Problem Content 5: Miscellaneous Quibbles

Lest we be tempted to use Swanson’s analysis to shift responsibility for evil actions from human actors to corrupting influences, we should emphasize that what makes us find corrupting philosophy and literature, or corrupting music and video, appealing in the first place is corruption in ourselves (Mark 7:18-23). It is only by finding and filling a “need” in our deceitful heart that the “giants” among the intellectual and creative elite, as well as the not-so-giant manufacturers of popular culture, are able to affect us. This point was not emphasized by Swanson; perhaps it should have been.

When you mean “reluctant,” say “reluctant.” Don’t substitute “reticent.” “Reticent” means “reluctant to speak” or “inclined to silence”; it is not a synonym for “reluctant.” While it is true that longstanding misuse of the word has led dictionaries to start including “reluctant” as a secondary meaning of “reticent,” the word’s etymology (it’s from Latin “to be silent”) opposes this. And, besides, hasn’t lazy usage corrupted enough English words already?

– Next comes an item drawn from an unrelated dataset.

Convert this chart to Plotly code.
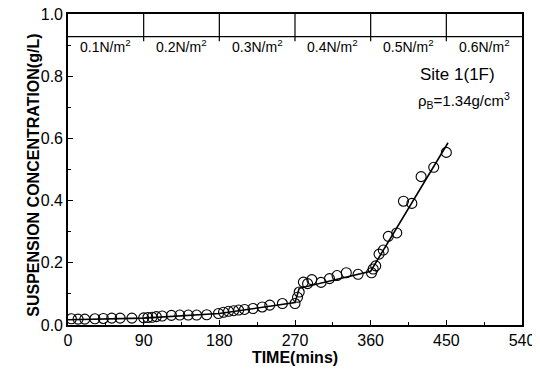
import plotly.graph_objects as go

# measured points
time_min = [4, 12, 20, 32, 42, 52, 62, 76,
            90, 95, 100, 105, 112, 123, 133, 143, 153, 165,
            179, 185, 191, 197, 203, 210, 220, 231, 240, 255, 270,
            273, 275, 280, 285, 290, 301, 311, 320, 331, 345,
            361, 363, 366, 370, 375, 381, 391, 399, 409, 420, 435, 450]
conc = [0.020, 0.019, 0.019, 0.020, 0.021, 0.022, 0.022, 0.022,
        0.023, 0.024, 0.025, 0.027, 0.029, 0.031, 0.032, 0.032, 0.032, 0.033,
        0.037, 0.041, 0.044, 0.046, 0.048, 0.050, 0.053, 0.058, 0.064, 0.069, 0.069,
        0.089, 0.106, 0.138, 0.133, 0.146, 0.137, 0.149, 0.159, 0.168, 0.163,
        0.168, 0.180, 0.190, 0.228, 0.241, 0.285, 0.296, 0.398, 0.391, 0.477, 0.507, 0.555]

# fitted trend
fit_time = [0, 90, 180, 270, 275, 360, 452]
fit_conc = [0.017, 0.022, 0.037, 0.072, 0.118, 0.173, 0.586]

# shear stress stages
stage_bounds = [0, 90, 180, 270, 360, 450, 540]
stage_labels = ["0.1N/m<sup>2</sup>", "0.2N/m<sup>2</sup>", "0.3N/m<sup>2</sup>",
                "0.4N/m<sup>2</sup>", "0.5N/m<sup>2</sup>", "0.6N/m<sup>2</sup>"]

x_ticks = [0, 90, 180, 270, 360, 450, 540]
y_ticks = [0.0, 0.2, 0.4, 0.6, 0.8, 1.0]

FONT = "Liberation Sans, Arial"

fig = go.Figure()
fig.add_trace(go.Scatter(x=fit_time, y=fit_conc, mode="lines",
                         line=dict(color="black", width=1.6), showlegend=False))
fig.add_trace(go.Scatter(x=time_min, y=conc, mode="markers",
                         marker=dict(symbol="circle-open", size=10, color="black",
                                     line=dict(width=1.1, color="black")),
                         showlegend=False))

shapes = [dict(type="line", xref="x", yref="y", x0=0, x1=540, y0=0.927, y1=0.927,
               line=dict(color="black", width=1.2))]
for b in stage_bounds[1:-1]:
    shapes.append(dict(type="line", xref="x", yref="y", x0=b, x1=b, y0=0.912, y1=1.0,
                       line=dict(color="black", width=1.2)))
annotations = []
for i, lab in enumerate(stage_labels):
    annotations.append(dict(x=(stage_bounds[i] + stage_bounds[i + 1]) / 2, y=0.898,
                            xref="x", yref="y", text=lab, showarrow=False,
                            font=dict(family=FONT, size=14, color="black")))
annotations.append(dict(x=463, y=0.806, xref="x", yref="y", text="Site 1(1F)", showarrow=False,
                        font=dict(family=FONT, size=17, color="black")))
annotations.append(dict(x=471, y=0.723, xref="x", yref="y",
                        text="ρ<sub>B</sub>=1.34g/cm<sup>3</sup>", showarrow=False,
                        font=dict(family=FONT, size=15, color="black")))
# y-axis title
annotations.append(dict(x=-0.101, y=0.482, xref="paper", yref="paper", textangle=-90,
                        text="<b>SUSPENSION CONCENTRATION(g/L)</b>", showarrow=False,
                        font=dict(family=FONT, size=16, color="black")))

axis_common = dict(showgrid=False, zeroline=False, showline=True, linecolor="black",
                   linewidth=1.6, mirror=True, ticks="inside", ticklen=5, tickwidth=1.2,
                   tickcolor="black", automargin=False, ticklabeloverflow="allow",
                   tickfont=dict(family=FONT, size=16, color="black"))

# page body adds an 8px offset, so the figure is 8px smaller and margins compensate
fig.update_layout(
    width=532, height=361,
    margin=dict(l=60, r=18, t=6, b=44),
    paper_bgcolor="white", plot_bgcolor="white",
    shapes=shapes, annotations=annotations,
    xaxis=dict(range=[0, 540], tickvals=x_ticks,
               minor=dict(dtick=45, tick0=0, ticks="inside", ticklen=3, tickcolor="black"),
               title=dict(text="<b>TIME(mins)</b>", standoff=0,
                          font=dict(family=FONT, size=16, color="black")),
               **axis_common),
    yaxis=dict(range=[0, 1.0], tickvals=y_ticks, tickformat=".1f",
               minor=dict(dtick=0.1, tick0=0, ticks="inside", ticklen=3, tickcolor="black"),
               **axis_common),
)

fig.write_html("out.html")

Footnoted sources should give readers some justification for believing whatever claim is footnoted is true or factual or at least the confirmed opinion of an expert on the topic. References to Wikipedia, in contrast, say, “take this claim with many grains of salt,” or “fact-checking not guaranteed,” or “who knows if this is true or not?” A Wikipedia citation no more validates factual claims than would a generic “found on the Internet” citation. Wikipedia’s value is on par with asking friends what they think, suspect, or have heard about a topic: it can be a great place to start one’s exploration of a subject, but it surely shouldn’t find its way into a book or paper’s footnotes. By all means, use Wikipedia in your preliminary investigations. But, please, don’t cite it as an authority in published work!

In a few places, such as when he lists “before Darwin” and “after Darwin” statistics (138-9) and relates various post-Sartre statistics (185-6), Swanson risks mistaking correlation for causation or engaging in the “after this, therefore because of this” fallacy. Be on the lookout for this as you read.

End Of Review

An abridged version of this review is also posted, less nicely formatted, on Amazon.com.